In April 2012, my Dad went to his doctor with severe pain on one side of his back. The doctors thought it might be kidney stones, but a CT scan (an x-ray that can take detailed pictures of the kidneys), ruled this out. No further tests were done as the pain subsided. From month to month, he had severe shortness of breath. He was taken off one of the drugs for the cancer, but the shortness of breath persisted. A chest X-ray was done which only found plural thickening (thickening of the lining of the lungs). Again, no further tests were done.
My Dad collapsed at his work on the afternoon of October 24, 2012.
He regained consciousness and seemed well enough to joke with his colleagues before the ambulance came. On the way to the hospital my Dad died of a pulmonary embolism. My mother was following the ambulance hoping to see him at the hospital, but ended up getting there before it as the paramedics stopped on the way to try and resuscitate my Dad.
I last saw my Dad alive on October 22, 2012. He was in good spirits after having good news from the hospital about his cancer being contained. He seemed very short of breath but told me it must be a side effect from his medication and condition.

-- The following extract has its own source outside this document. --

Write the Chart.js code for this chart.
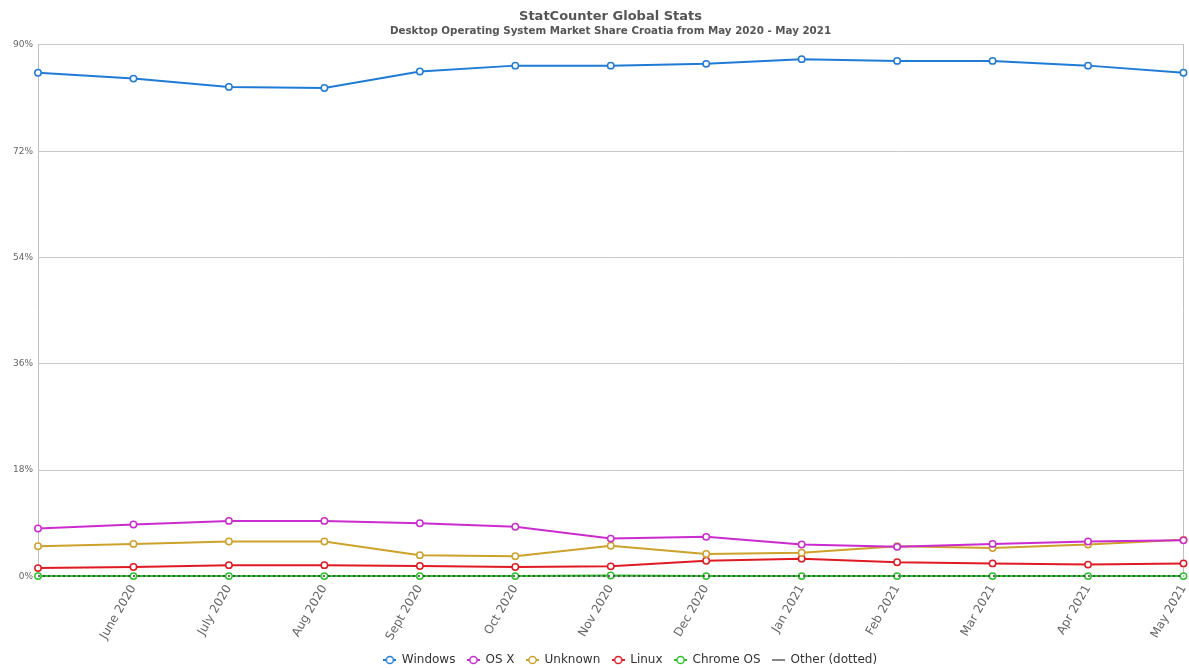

Cancer patients have an increased risk of blood clots. My Dad did not have a stay in hospital or go on any long haul flights. I hope this story will highlight the risks to others and make sure that people who experience severe shortness of breath are tested for pulmonary embolism. If he was I may still have my wonderful Dad with me today.
Take Home Messages:
Pulmonary Embolism is sometimes missed or diagnosed as something else.
People with cancer have an increased risk of PE.
The risk of PE increases if you receive hormone therapy for the cancer (estrogen, etc)
If you have cancer and experience chest and/or back pain with shortness of breath, call 911, or go to an emergency room immediately. This is a life threatening emergency.
A chest x-ray may not be sufficient to diagnose a PE.
Chest and/or back pain in cancer patient with shortness of breath should be considered by patient and provider to be a PE until proven otherwise.